Non era mai accaduto, accadrà nel 2024: il colosso fieristico Frieze – che ogni anno fa tappa a Londra, New York, Los Angeles e Seoul – sponsorizzerà il padiglione britannico alla 60a Biennale di Venezia (20 aprile-24 novembre 2024).
Una notizia che forse passerà in sordina, catalogata come passaggio inevitabile in un mondo (dell’arte e non solo) dove abbiamo visto di tutto e nulla più ci stupisce. Oppure sarà una notizia che un campanello d’allarme l’accenderà: un ente fieristico, con interessi privati e ramificati, mette un piede in uno dei progetti culturali pubblici più importanti del calendario. Ma a guardar bene forse non è che un sintomo, l’ennesimo, di un sistema da sempre in equilibrio precario, costantemente costretto a cercare nuova linfa per alimentarsi.
Ma veniamo al dato di fatto: Frieze – conosciuta in tutto il mondo come organizzatrice di fiere, ma ha anche una rivista molto letta – ha stretto una partnership a cinque cifre con la Gran Bretagna per la realizzazione del padiglione nazionale alla Biennale di Venezia 2024. Un intervento privato inedito, che va a sommarsi al sostegno pubblico fornito dalla British Council Commission e da altri sponsor privati (tra cui Burberry).
Una necessità che si è resa “essenziale” a causa della “visione ambiziosa” del padiglione di John Akomfrah, che ha richiesto “un maggiore sostegno da parte di sponsor e mecenati per realizzare l’intera portata del suo incarico“, ha affermato il direttore dello sviluppo del British Council, Andrew McGlynn. Dunque il British Council continuerà a investire nel padiglione britannico lo stesso investimento del 2022, che peraltro ha portato Sonia Boyce ha vincere il Leone d’Oro per la migliore partecipazione nazionale con la mostra Feeling Her Way. Ad esso si aggiungerà poi la sponsorizzazione di Frieze, il cui importo non è però stato diffuso.

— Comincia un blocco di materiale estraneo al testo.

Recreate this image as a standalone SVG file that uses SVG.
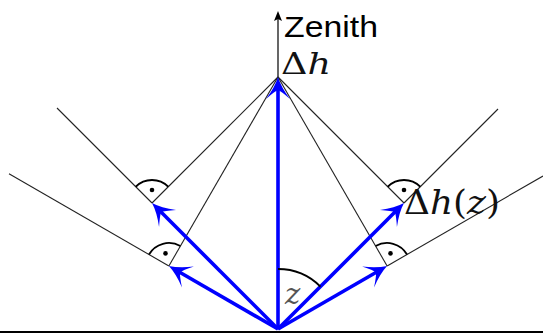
<svg xmlns="http://www.w3.org/2000/svg" width="543" height="333" viewBox="0 0 543 333">
<style>
.thin{stroke:#222;stroke-width:1.1;fill:none}
.blue{stroke:#0000ff;stroke-width:3.6;fill:none;marker-end:url(#bh)}
.ra{stroke:#000;stroke-width:1.8;fill:none}
.dot{fill:#000}
.sans{font-family:'Liberation Sans',Arial,sans-serif;fill:#000}
.math{font-family:'DejaVu Serif','Liberation Serif',serif;fill:#111}
.it{font-style:italic}
</style>
<defs>
<marker id="bh" markerUnits="userSpaceOnUse" viewBox="-14 -14 28 28" markerWidth="28" markerHeight="28" refX="0" refY="0" orient="auto" overflow="visible">
<path d="M10,0 Q0,-3 -12,-12 Q-4,-3 -3,0 Q-4,3 -12,12 Q0,3 10,0 Z" fill="#0000ff"/>
</marker>
</defs>
<rect x="0" y="331" width="543" height="3" fill="#000"/>
<g id="zenith">
<line x1="278" y1="77" x2="278" y2="18" stroke="#000" stroke-width="1.2"/>
<path d="M278,11 L274,21 L278,19 L282,21 Z" fill="#000"/>
<text class="sans" x="284" y="37" font-size="30" textLength="94" lengthAdjust="spacingAndGlyphs">Zenith</text>
</g>
<g id="apex">
<text class="math" x="281" y="74" font-size="29" textLength="50" lengthAdjust="spacingAndGlyphs">Δ<tspan class="it">h</tspan></text>
</g>
<g id="connectors">
<line class="thin" x1="152" y1="203" x2="57" y2="108"/>
<line class="thin" x1="168.88" y1="266" x2="9" y2="173.7"/>
<line class="thin" x1="404" y1="203" x2="498" y2="109"/>
<line class="thin" x1="387.12" y1="266" x2="543" y2="176"/>
<line class="thin" x1="278" y1="77" x2="152" y2="203"/>
<line class="thin" x1="278" y1="77" x2="168.88" y2="266"/>
<line class="thin" x1="278" y1="77" x2="404" y2="203"/>
<line class="thin" x1="278" y1="77" x2="387.12" y2="266"/>
<line class="blue" x1="278" y1="329" x2="278" y2="87"/>
<line class="blue" x1="278" y1="329" x2="159.07" y2="210.07"/>
<line class="blue" x1="278" y1="329" x2="396.93" y2="210.07"/>
<line class="blue" x1="278" y1="329" x2="177.54" y2="271"/>
<line class="blue" x1="278" y1="329" x2="378.46" y2="271"/>
</g>
<g id="rightangle-ul">
<path class="ra" d="M135.74,186.74 A23,23 0 0 1 168.26,186.74"/>
<circle class="dot" cx="152" cy="190" r="2.3"/>
</g>
<g id="rightangle-ll">
<path class="ra" d="M148.98,254.5 A23,23 0 0 1 180.38,246.08"/>
<circle class="dot" cx="165.5" cy="253.4" r="2.3"/>
</g>
<g id="rightangle-ur">
<path class="ra" d="M387.74,186.74 A23,23 0 0 1 420.26,186.74"/>
<circle class="dot" cx="404" cy="190" r="2.3"/>
</g>
<g id="rightangle-lr">
<path class="ra" d="M375.62,246.08 A23,23 0 0 1 407.04,254.5"/>
<circle class="dot" cx="390.5" cy="253.4" r="2.3"/>
</g>
<g id="label-dhz">
<text class="math" x="404" y="214" font-size="33" textLength="96" lengthAdjust="spacingAndGlyphs">Δ<tspan class="it">h</tspan>(<tspan class="it">z</tspan>)</text>
</g>
<g id="angle-z">
<path class="ra" d="M278,269 A60,60 0 0 1 320.43,286.57"/>
<text class="math it" x="285" y="304" font-size="29" style="fill:#555">z</text>
</g>
</svg>
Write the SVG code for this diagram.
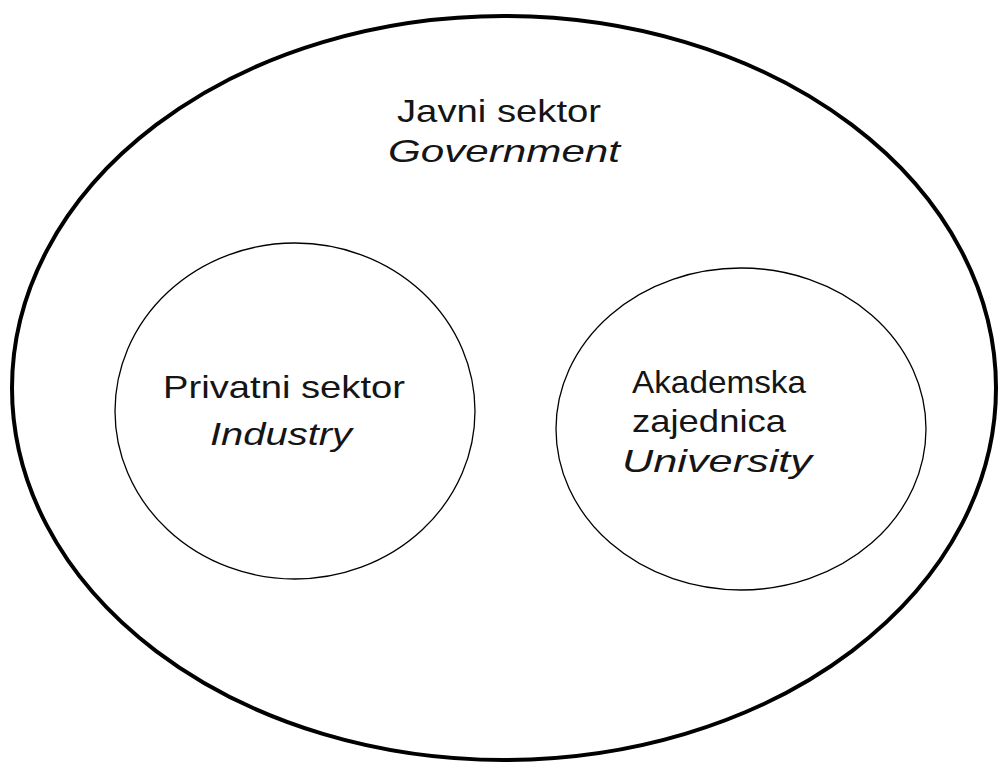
<svg xmlns="http://www.w3.org/2000/svg" width="998" height="762" viewBox="0 0 998 762">
<style>
.t{font-family:"Liberation Sans",Arial,sans-serif;font-size:32px;fill:#151515}
.i{font-style:italic}
.thin{fill:none;stroke:#000;stroke-width:1.3}
</style>
<rect width="998" height="762" fill="#fff"/>
<g id="government">
<ellipse cx="504" cy="388" rx="492" ry="372" fill="none" stroke="#000" stroke-width="4"/>
<text class="t" x="397" y="122" textLength="204" lengthAdjust="spacingAndGlyphs">Javni sektor</text>
<text class="t i" x="388" y="162" textLength="232" lengthAdjust="spacingAndGlyphs">Government</text>
</g>
<g id="industry">
<ellipse cx="295" cy="411" rx="180" ry="168" class="thin"/>
<text class="t" x="163" y="398" textLength="242" lengthAdjust="spacingAndGlyphs">Privatni sektor</text>
<text class="t i" x="210" y="445" textLength="142" lengthAdjust="spacingAndGlyphs">Industry</text>
</g>
<g id="university">
<ellipse cx="741" cy="429" rx="185" ry="161" class="thin"/>
<text class="t" x="632" y="393" textLength="174" lengthAdjust="spacingAndGlyphs">Akademska</text>
<text class="t" x="632" y="432" textLength="154" lengthAdjust="spacingAndGlyphs">zajednica</text>
<text class="t i" x="622" y="472" textLength="190" lengthAdjust="spacingAndGlyphs">University</text>
</g>
<g id="connectors"></g>
</svg>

Forse il timore è che critici e pubblico possano tradurre, in modo più o meno preciso, il valore dell’investimento in un ritorno economico che Frieze di certo si aspetta, almeno in termini d’influenza. Del resto, non possiamo nemmeno fingere che la Biennale sia sempre stata impermeabile alle dinamiche del mercato. É evidente, per esempio, che molte gallerie puntino sugli artisti che sono esposti alla Biennale, o lavorino per portare un loro artista ad esporre in Biennale, con relativo innalzamento del valore e dei guadagni presenti e futuri.
Da un certo punto di vista, se vogliamo, è anche un segno positivo, sintomo dell’importanza che l’evento riveste. Se da una parte possiamo temere l’ingerenza del mercato, dall’altra non è affatto male che esso debba relazionarsi con una manifestazione (nelle intenzioni) puramente culturale. Con esiti più o meno virtuosi, la doppia spinta può essere anche feconda, oltre che necessaria all’andamento delle attività.
Meno chiare, invece, le dinamiche e il ritorno che una fiera possa avere da questa collaborazione. Se il fine è di certo economico, le modalità appaiono forse più indirette e sottili di quelle operate dalle gallerie. In una nota si legge infatti del desiderio di Frieze di “approfondire la sua posizione all’interno di questo ecosistema“, offrendo un supporto al padiglione britannico attraverso “contenuti dedicati al padiglione e amplificazione tramite i canali social di Frieze“.
Una partnership che dunque dovrebbe riguardare più che altro le attività di marketing e di programmi pubblici, mentre le scelte prettamente artistiche rimangono nelle mani del British Council, che liberamente disporrà dei fondi di Frieze. Quali saranno queste scelte, lo scopriremo presto.